STATED GOAL — How many of the lines below include "chart"? Give the number and no other words.

────────────────

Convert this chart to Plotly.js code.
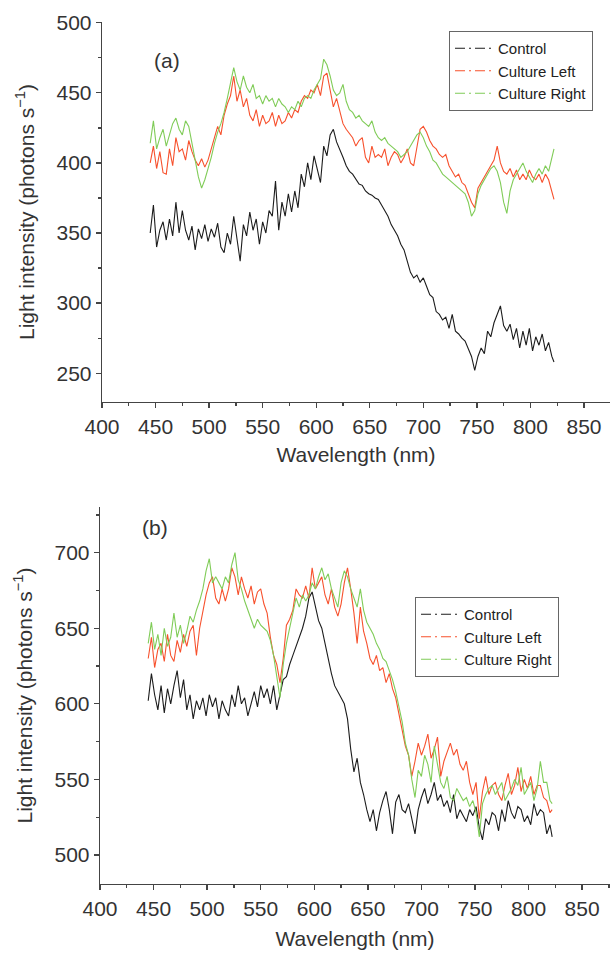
<!DOCTYPE html>
<html>
<head>
<meta charset="utf-8">
<script src="https://cdn.plot.ly/plotly-3.0.1.min.js"></script>
<style>html,body{margin:0;padding:0;background:#fff;}#chart{width:610px;height:954px;}</style>
</head>
<body>
<div id="chart"></div>
<script>
const wavelength = [445,448,451,454,457,460,463,466,469,472,475,478,481,484,487,490,493,496,499,502,505,508,511,514,517,520,523,526,529,532,535,538,541,544,547,550,553,556,559,562,565,568,571,574,577,580,583,586,589,592,595,598,601,604,607,610,613,616,619,622,625,628,631,634,637,640,643,646,649,652,655,658,661,664,667,670,673,676,679,682,685,688,691,694,697,700,703,706,709,712,715,718,721,724,727,730,733,736,739,742,745,748,751,754,757,760,763,766,769,772,775,778,781,784,787,790,793,796,799,802,805,808,811,814,817,820,822];

const seriesNames = ["Control", "Culture Left", "Culture Right"];

// Panel (a)
const controlA = [350,370,340,352,358,345,360,348,372,350,366,352,345,355,338,353,346,356,344,353,347,357,340,336,350,342,362,345,330,356,348,365,352,360,342,358,350,366,362,387,352,372,362,378,365,380,368,392,383,400,388,405,395,386,412,405,420,424,415,410,404,398,394,392,388,385,384,380,378,377,375,374,370,366,362,356,352,348,342,338,330,322,318,320,315,318,312,306,304,294,292,288,290,282,292,280,278,275,273,268,262,252,262,268,264,280,276,286,292,298,284,280,285,274,282,268,280,270,282,266,276,270,278,266,272,262,258];
const leftA = [400,412,396,408,393,392,410,398,418,408,410,402,416,408,402,398,403,397,402,410,418,426,420,434,442,448,462,444,452,440,446,434,430,438,426,434,428,430,436,426,434,428,430,436,432,438,436,444,448,446,452,450,456,448,462,464,452,440,446,436,428,424,421,418,412,416,418,404,400,412,404,406,404,410,398,404,408,406,400,404,410,400,398,412,424,426,422,416,412,410,406,404,406,398,394,390,392,386,384,378,372,368,382,386,390,394,398,402,412,400,394,392,396,390,395,388,392,388,395,390,388,392,386,392,388,380,374];
const rightA = [414,430,410,418,424,412,420,428,432,424,420,430,426,414,402,390,382,388,396,404,414,422,428,436,446,456,468,458,452,462,454,450,456,446,448,442,448,444,446,440,446,442,440,436,440,438,444,440,446,448,446,452,456,460,474,470,462,452,448,450,456,444,438,436,432,434,430,428,426,430,422,418,416,418,414,412,410,408,404,406,408,412,416,420,422,418,412,408,402,400,396,392,390,388,386,384,382,380,378,372,362,366,378,384,388,392,396,398,394,386,372,364,380,388,392,396,400,394,390,386,392,396,392,398,394,404,410];

// Panel (b)
const controlB = [602,620,606,596,612,594,610,600,612,622,604,616,596,606,590,602,596,604,592,606,598,604,590,602,596,592,606,598,612,600,604,592,600,608,598,612,604,610,600,612,596,606,616,618,626,632,638,644,650,658,670,674,664,655,650,640,628,620,612,608,604,600,590,570,555,564,548,540,530,522,530,516,528,536,542,530,514,535,540,530,528,534,524,514,530,538,544,534,540,548,536,540,532,536,528,540,524,530,526,522,530,526,532,518,510,524,520,528,526,516,530,522,536,528,524,532,530,522,526,520,534,526,530,528,514,520,512];
const leftB = [630,644,624,636,640,628,646,632,628,642,634,646,638,648,652,632,650,662,672,680,684,670,666,676,668,676,690,684,672,684,676,670,678,666,674,676,666,660,644,632,626,614,630,652,656,662,676,672,670,678,670,690,676,680,684,672,666,676,664,658,666,680,690,676,660,640,664,648,640,630,626,632,622,624,614,620,610,604,594,584,572,566,552,562,574,566,572,580,564,570,578,552,562,568,574,566,570,560,556,562,548,540,548,524,542,552,540,546,548,540,536,546,554,540,546,558,542,550,544,552,540,546,546,538,536,528,530];
const rightB = [640,654,636,646,632,650,638,644,660,644,652,640,648,658,654,662,668,676,688,696,680,684,680,676,684,680,692,700,682,676,668,662,656,650,656,652,650,648,642,632,618,604,626,640,650,660,670,664,672,668,672,680,676,684,690,682,686,676,670,664,680,688,684,676,670,664,676,662,654,650,646,640,636,630,628,622,616,608,598,588,574,566,550,538,556,552,566,560,548,572,560,548,544,552,538,536,544,540,536,538,532,536,528,512,534,540,544,546,540,544,548,536,540,544,550,546,558,540,544,548,536,544,562,548,548,536,534];

const xTickVals = [400,450,500,550,600,650,700,750,800,850];
const yTickValsA = [250,300,350,400,450,500];
const yTickValsB = [500,550,600,650,700];
const panelLabels = ["(a)", "(b)"];
const xTitle = "Wavelength (nm)";
const yTitle = "Light intensity (photons s<sup>\u22121</sup>)";

const colors = ["#1c1c1c", "#f7512d", "#80cc58"];
const FONT = "Liberation Sans, Arial, sans-serif";

const dataA = [controlA, leftA, rightA];
const dataB = [controlB, leftB, rightB];

const traces = [];
dataA.forEach((ys, i) => traces.push({x: wavelength, y: ys, xaxis: 'x', yaxis: 'y', mode: 'lines',
  line: {color: colors[i], width: 1.1}, showlegend: false, hoverinfo: 'skip'}));
dataB.forEach((ys, i) => traces.push({x: wavelength, y: ys, xaxis: 'x2', yaxis: 'y2', mode: 'lines',
  line: {color: colors[i], width: 1.1}, showlegend: false, hoverinfo: 'skip'}));
// legend entries
seriesNames.forEach((n, i) => traces.push({x: [null], y: [null], xaxis: 'x', yaxis: 'y', mode: 'lines', name: n,
  line: {color: colors[i], width: 1.2, dash: '10px,4px,2px,4px'}, legend: 'legend'}));
seriesNames.forEach((n, i) => traces.push({x: [null], y: [null], xaxis: 'x2', yaxis: 'y2', mode: 'lines', name: n,
  line: {color: colors[i], width: 1.2, dash: '10px,4px,2px,4px'}, legend: 'legend2'}));

const axisCommon = {
  showline: true, linecolor: '#444', linewidth: 1.3, showgrid: false, zeroline: false,
  ticks: 'outside', ticklen: 5, tickwidth: 1.3, tickcolor: '#444',
  tickfont: {family: FONT, size: 21, color: '#333'},
  minor: {ticks: 'outside', ticklen: 3, tickwidth: 1.3, tickcolor: '#444', dtick: 25, showgrid: false}
};

const legendCommon = {
  bordercolor: '#666', borderwidth: 1, bgcolor: '#fff',
  font: {family: FONT, size: 15, color: '#222'}, xanchor: 'left', yanchor: 'top',
  tracegroupgap: 0, itemwidth: 38
};

const layout = {
  width: 610, height: 954,
  margin: {l: 0, r: 0, t: 0, b: 0},
  paper_bgcolor: '#fff', plot_bgcolor: '#fff',
  showlegend: true,
  xaxis: Object.assign({}, axisCommon, {domain: [102/610, 1], range: [400, 874.3], anchor: 'y',
    tickvals: xTickVals, title: {text: xTitle, font: {family: FONT, size: 21, color: '#333'}, standoff: 10}}),
  yaxis: Object.assign({}, axisCommon, {domain: [1-402/954, 1-22/954], range: [229.5, 500.5], anchor: 'x',
    tickvals: yTickValsA, title: {text: yTitle, font: {family: FONT, size: 21, color: '#333'}, standoff: 16}}),
  xaxis2: Object.assign({}, axisCommon, {domain: [100/610, 1], range: [400, 876], anchor: 'y2',
    tickvals: xTickVals, title: {text: xTitle, font: {family: FONT, size: 21, color: '#333'}, standoff: 12}}),
  yaxis2: Object.assign({}, axisCommon, {domain: [1-884/954, 1-507/954], range: [480.8, 730.2], anchor: 'x2',
    tickvals: yTickValsB, title: {text: yTitle, font: {family: FONT, size: 21, color: '#333'}, standoff: 16}}),
  legend: Object.assign({}, legendCommon, {x: 449/610, y: 1-31/954}),
  legend2: Object.assign({}, legendCommon, {x: 415/610, y: 1-597/954}),
  annotations: [
    {text: panelLabels[0], xref: 'paper', yref: 'paper', x: 152/610, y: 1-47/954, showarrow: false,
     font: {family: FONT, size: 21, color: '#333'}},
    {text: panelLabels[1], xref: 'paper', yref: 'paper', x: 140/610, y: 1-527/954, showarrow: false,
     font: {family: FONT, size: 21, color: '#333'}}
  ]
};

Plotly.newPlot('chart', traces, layout, {staticPlot: true, displayModeBar: false});
</script>
</body>
</html>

────────────────

EXERCISE OUTPUT — 4